— GOAL OF THE EXERCISE —
Pictures stay out of the copy. Please reproduce only the lines between the one holding "Convert this chart" and the one holding "CartesianGrid, Legend, LabelList", inclusive.

— PROVIDED RECORDS —
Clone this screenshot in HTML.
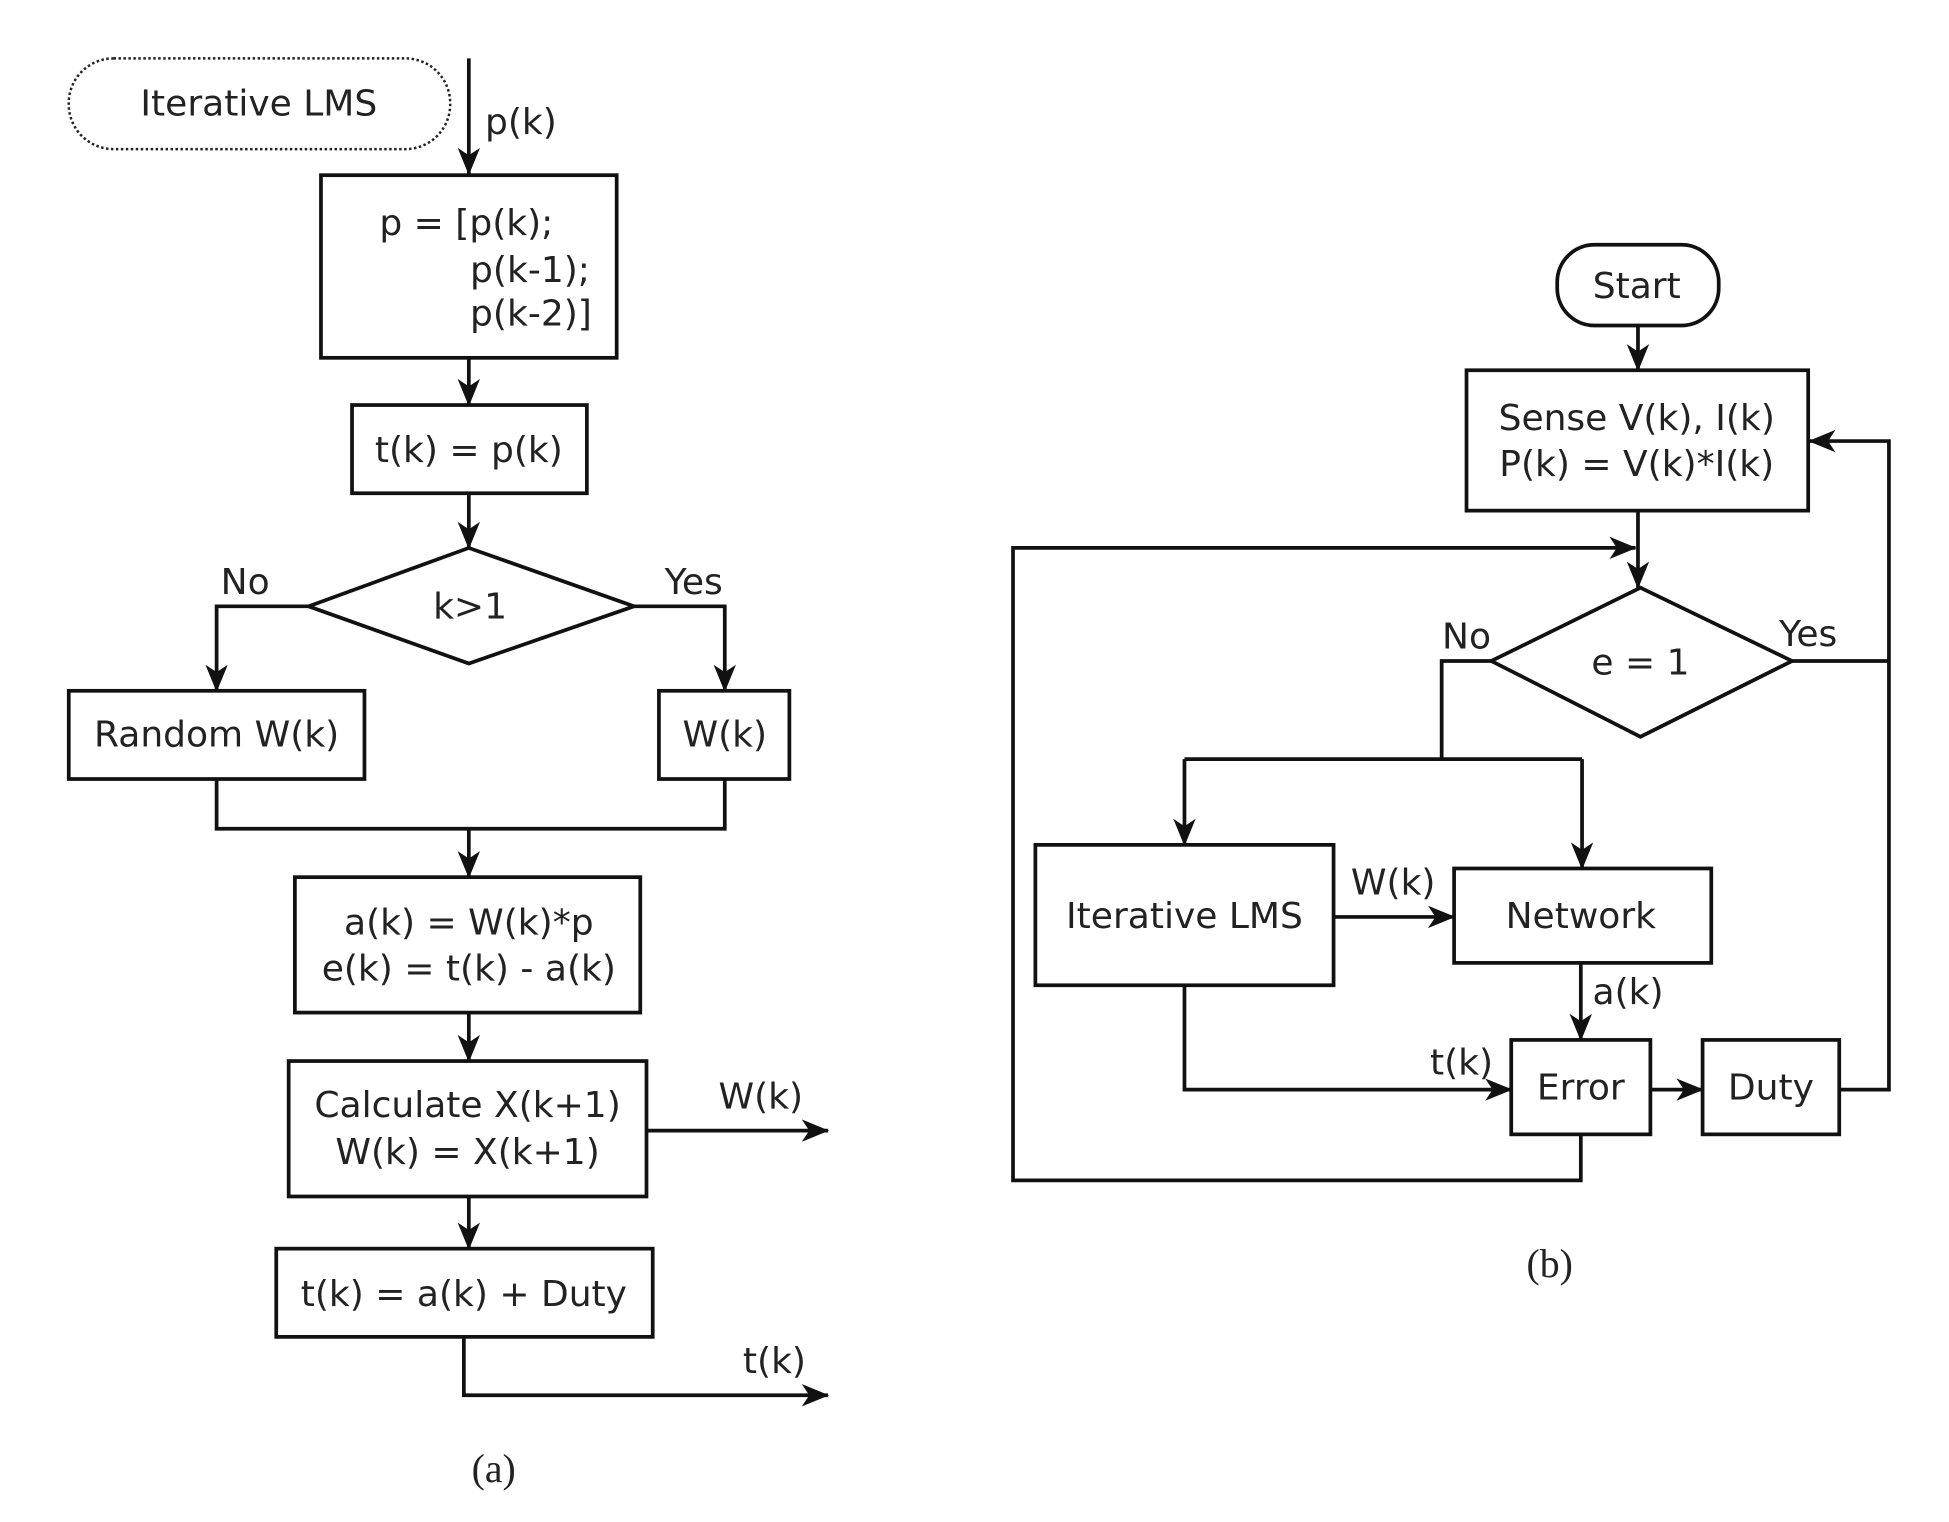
<!DOCTYPE html>
<html><head><meta charset="utf-8"><style>html,body{margin:0;padding:0;background:#fff}svg{display:block}</style></head>
<body>
<svg width="1949" height="1522" viewBox="0 0 1568 1225" xmlns="http://www.w3.org/2000/svg">
<defs>
<marker id="a" markerWidth="22" markerHeight="20" refX="21" refY="10" orient="auto" markerUnits="userSpaceOnUse" viewBox="0 0 22 20">
<path d="M0,1 L22,10 L0,19 L6,10 Z" fill="#111"/>
</marker>
</defs>
<style>
.l{stroke:#111;stroke-width:3;fill:none}
.b{stroke:#111;stroke-width:3;fill:#fff}
text{font-family:"DejaVu Sans","Liberation Sans",sans-serif;font-size:29px;fill:#222}
.c{text-anchor:middle}
.s{font-family:"Liberation Serif",serif;font-size:32px}
</style>
<!-- LEFT -->
<rect x="55" y="47" width="307" height="73" rx="36" ry="36" fill="#fff" stroke="#222" stroke-width="2" stroke-dasharray="2,2"/>
<text class="c" x="208" y="93">Iterative LMS</text>
<line class="l" x1="377" y1="47" x2="377" y2="140" marker-end="url(#a)"/>
<text x="390" y="108">p(k)</text>
<rect class="b" x="258" y="141" width="238" height="147"/>
<text x="305" y="189">p = [p(k);</text>
<text x="378" y="227">p(k-1);</text>
<text x="378" y="262">p(k-2)]</text>
<line class="l" x1="377" y1="288" x2="377" y2="326" marker-end="url(#a)"/>
<rect class="b" x="283" y="326" width="189" height="71"/>
<text class="c" x="377" y="372">t(k) = p(k)</text>
<line class="l" x1="377" y1="397" x2="377" y2="441" marker-end="url(#a)"/>
<polygon class="b" points="248,488 377,441 510,488 377,534"/>
<text class="c" x="378" y="498">k&gt;1</text>
<polyline class="l" points="248,488 174,488 174,556" marker-end="url(#a)"/>
<polyline class="l" points="510,488 583,488 583,556" marker-end="url(#a)"/>
<text class="c" x="197" y="478">No</text>
<text class="c" x="558" y="478">Yes</text>
<rect class="b" x="55" y="556" width="238" height="71"/>
<text class="c" x="174" y="601">Random W(k)</text>
<rect class="b" x="530" y="556" width="105" height="71"/>
<text class="c" x="583" y="601">W(k)</text>
<polyline class="l" points="174,627 174,667 583,667 583,627"/>
<line class="l" x1="377" y1="667" x2="377" y2="706" marker-end="url(#a)"/>
<rect class="b" x="237" y="706" width="278" height="109"/>
<text class="c" x="377" y="752">a(k) = W(k)*p</text>
<text class="c" x="377" y="789">e(k) = t(k) - a(k)</text>
<line class="l" x1="377" y1="815" x2="377" y2="854" marker-end="url(#a)"/>
<rect class="b" x="232" y="854" width="288" height="109"/>
<text class="c" x="376" y="899">Calculate X(k+1)</text>
<text class="c" x="376" y="937">W(k) = X(k+1)</text>
<line class="l" x1="520" y1="910" x2="666" y2="910" marker-end="url(#a)"/>
<text class="c" x="612" y="892">W(k)</text>
<line class="l" x1="377" y1="963" x2="377" y2="1005" marker-end="url(#a)"/>
<rect class="b" x="222" y="1005" width="303" height="71"/>
<text class="c" x="373" y="1051">t(k) = a(k) + Duty</text>
<polyline class="l" points="373,1076 373,1123 666,1123" marker-end="url(#a)"/>
<text class="c" x="623" y="1105">t(k)</text>
<text class="c s" x="397" y="1193">(a)</text>

<!-- RIGHT -->
<rect class="b" x="1253" y="197" width="130" height="65" rx="30" ry="30"/>
<text class="c" x="1317" y="240">Start</text>
<line class="l" x1="1318" y1="262" x2="1318" y2="298" marker-end="url(#a)"/>
<rect class="b" x="1180" y="298" width="275" height="113"/>
<text class="c" x="1317" y="346">Sense V(k), I(k)</text>
<text class="c" x="1317" y="383">P(k) = V(k)*I(k)</text>
<line class="l" x1="1318" y1="411" x2="1318" y2="473" marker-end="url(#a)"/>
<polyline class="l" points="1272,913 1272,950 815,950 815,441 1316,441" marker-end="url(#a)"/>
<polygon class="b" points="1200,532 1320,473 1442,532 1320,593"/>
<text class="c" x="1320" y="543">e = 1</text>
<text class="c" x="1180" y="522">No</text>
<text class="c" x="1455" y="520">Yes</text>
<polyline class="l" points="1200,532 1160,532 1160,611"/>
<line class="l" x1="953" y1="611" x2="1273" y2="611"/>
<line class="l" x1="953" y1="611" x2="953" y2="680" marker-end="url(#a)"/>
<line class="l" x1="1273" y1="611" x2="1273" y2="699" marker-end="url(#a)"/>
<polyline class="l" points="1442,532 1520,532"/>
<polyline class="l" points="1480,877 1520,877 1520,355 1456,355" marker-end="url(#a)"/>
<rect class="b" x="833" y="680" width="240" height="113"/>
<text class="c" x="953" y="747">Iterative LMS</text>
<line class="l" x1="1073" y1="738" x2="1170" y2="738" marker-end="url(#a)"/>
<text class="c" x="1121" y="720">W(k)</text>
<rect class="b" x="1170" y="699" width="207" height="76"/>
<text class="c" x="1272" y="747">Network</text>
<line class="l" x1="1272" y1="775" x2="1272" y2="837" marker-end="url(#a)"/>
<text class="c" x="1310" y="808">a(k)</text>
<rect class="b" x="1216" y="837" width="112" height="76"/>
<text class="c" x="1272" y="885">Error</text>
<polyline class="l" points="953,793 953,877 1216,877" marker-end="url(#a)"/>
<text class="c" x="1176" y="865">t(k)</text>
<line class="l" x1="1328" y1="877" x2="1370" y2="877" marker-end="url(#a)"/>
<rect class="b" x="1370" y="837" width="110" height="76"/>
<text class="c" x="1425" y="885">Duty</text>
<text class="c s" x="1247" y="1028">(b)</text>
</svg>
</body></html>
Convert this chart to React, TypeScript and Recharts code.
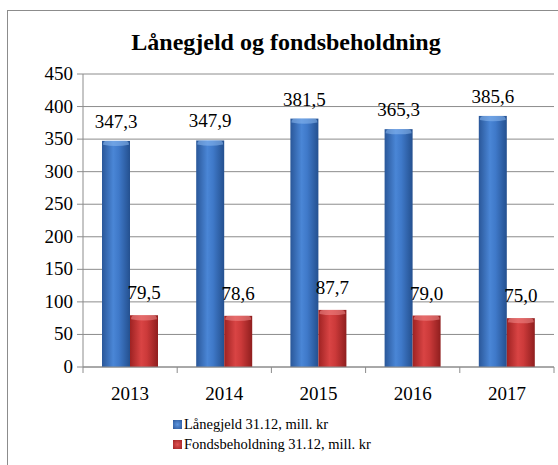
import { BarChart, Bar, XAxis, YAxis, CartesianGrid, Legend, LabelList } from "recharts"

const years = ["2013", "2014", "2015", "2016", "2017"]
const laanegjeld = [347.3, 347.9, 381.5, 365.3, 385.6]
const fond = [79.5, 78.6, 87.7, 79.0, 75.0]
const yTicks = [0, 50, 100, 150, 200, 250, 300, 350, 400, 450]

const data = years.map((y, i) => ({ year: y, laan: laanegjeld[i], fond: fond[i] }))

const W = 558
const H = 465
const M = { top: 74, right: 4, left: 0, bottom: 68 }
const Y_W = 83
const BAND = (W - M.right - Y_W) / years.length
const FONT = "'Liberation Serif', 'DejaVu Serif', serif"
const txt = { fontFamily: FONT, fontSize: 19, fill: "#000" }

const fmt = (v: number) => v.toFixed(1).replace(".", ",")

function Cylinder(props: any) {
  const { x, y, width, height, gid, cap } = props
  if (!height || height <= 0) return null
  const r = Math.min(4, height / 2)
  return (
    <g>
      <rect x={x} y={y} width={width} height={height} fill={`url(#${gid})`} />
      <path
        d={`M${x + 1},${y + r} Q${x + 1},${y} ${x + r + 1},${y} L${x + width - r - 1},${y} Q${x + width - 1},${y} ${x + width - 1},${y + r} Q${x + width / 2},${y + r * 1.6} ${x + 1},${y + r} Z`}
        fill={cap}
        opacity={0.55}
      />
    </g>
  )
}

function XTick(props: any) {
  const { x, y, payload, index } = props
  return (
    <g>
      <line x1={x - BAND / 2} y1={y - 8} x2={x - BAND / 2} y2={y - 2} stroke="#8c8c8c" />
      {index === years.length - 1 && (
        <line x1={x + BAND / 2} y1={y - 8} x2={x + BAND / 2} y2={y - 2} stroke="#8c8c8c" />
      )}
      <text x={x} y={y + 25} textAnchor="middle" style={txt}>
        {payload.value}
      </text>
    </g>
  )
}

function YTick(props: any) {
  const { x, y, payload } = props
  return (
    <text x={x - 2} y={y + 6} textAnchor="end" style={txt}>
      {payload.value}
    </text>
  )
}

function valueLabel(gap: number) {
  return (p: any) => {
    const { x, y, width, value } = p
    return (
      <text x={x + width / 2} y={y - gap} textAnchor="middle" style={txt}>
        {fmt(Number(value))}
      </text>
    )
  }
}

function LegendBox() {
  const items = [
    { label: "Lånegjeld 31.12, mill. kr", c1: "#2a5799", c2: "#5d96e0" },
    { label: "Fondsbeholdning 31.12, mill. kr", c1: "#9e2222", c2: "#e05252" },
  ]
  return (
    <div style={{ fontFamily: FONT, fontSize: 14.5, color: "#000", lineHeight: "20px" }}>
      {items.map(it => (
        <div key={it.label} style={{ display: "flex", alignItems: "center" }}>
          <span
            style={{
              display: "inline-block",
              width: 9,
              height: 9,
              marginRight: 2,
              background: `radial-gradient(circle, ${it.c2}, ${it.c1})`,
            }}
          />
          {it.label}
        </div>
      ))}
    </div>
  )
}

export default function App() {
  return (
    <div style={{ position: "absolute", left: 0, top: 0, width: W, height: H, overflow: "hidden", background: "#fff", fontFamily: FONT }}>
      <div
        style={{
          position: "absolute",
          left: 7,
          top: 10,
          width: 600,
          height: 500,
          border: "1px solid #8c8c8c",
        }}
      />
      <div
        style={{
          position: "absolute",
          top: 29,
          left: 7,
          width: 558,
          textAlign: "center",
          fontFamily: FONT,
          fontWeight: "bold",
          fontSize: 24,
          color: "#000",
        }}
      >
        Lånegjeld og fondsbeholdning
      </div>
      <div style={{ position: "absolute", left: 0, top: 0 }}>
        <BarChart width={W} height={H} data={data} margin={M} barGap={0} barSize={28}>
          <defs>
            <linearGradient id="gBlue" x1="0" y1="0" x2="1" y2="0">
              <stop offset="0%" stopColor="#2a5799" />
              <stop offset="40%" stopColor="#4a86d6" />
              <stop offset="60%" stopColor="#3f79c9" />
              <stop offset="100%" stopColor="#24508f" />
            </linearGradient>
            <linearGradient id="gRed" x1="0" y1="0" x2="1" y2="0">
              <stop offset="0%" stopColor="#9e2222" />
              <stop offset="40%" stopColor="#d94444" />
              <stop offset="60%" stopColor="#cc3a3a" />
              <stop offset="100%" stopColor="#8f1e1e" />
            </linearGradient>
          </defs>
          <CartesianGrid vertical={false} stroke="#8c8c8c" />
          <YAxis
            width={Y_W}
            domain={[0, 450]}
            ticks={yTicks}
            interval={0}
            axisLine={{ stroke: "#8c8c8c" }}
            tickLine={{ stroke: "#8c8c8c" }}
            tickSize={6}
            tick={<YTick />}
          />
          <XAxis
            dataKey="year"
            height={30}
            axisLine={{ stroke: "#8c8c8c" }}
            tickLine={false}
            tick={<XTick />}
            interval={0}
          />
          <Legend
            layout="horizontal"
            verticalAlign="middle"
            content={<LegendBox />}
            wrapperStyle={{ top: 414, left: 173, width: "auto" }}
          />
          <Bar dataKey="laan" isAnimationActive={false} shape={<Cylinder gid="gBlue" cap="#8dbaf0" />}>
            <LabelList dataKey="laan" content={valueLabel(13)} />
          </Bar>
          <Bar dataKey="fond" isAnimationActive={false} shape={<Cylinder gid="gRed" cap="#f08a8a" />}>
            <LabelList dataKey="fond" content={valueLabel(16)} />
          </Bar>
        </BarChart>
      </div>
    </div>
  )
}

— EXERCISE ANSWER —
Convert this chart to React, TypeScript and Recharts code.
import { BarChart, Bar, XAxis, YAxis, CartesianGrid, Legend, LabelList } from "recharts"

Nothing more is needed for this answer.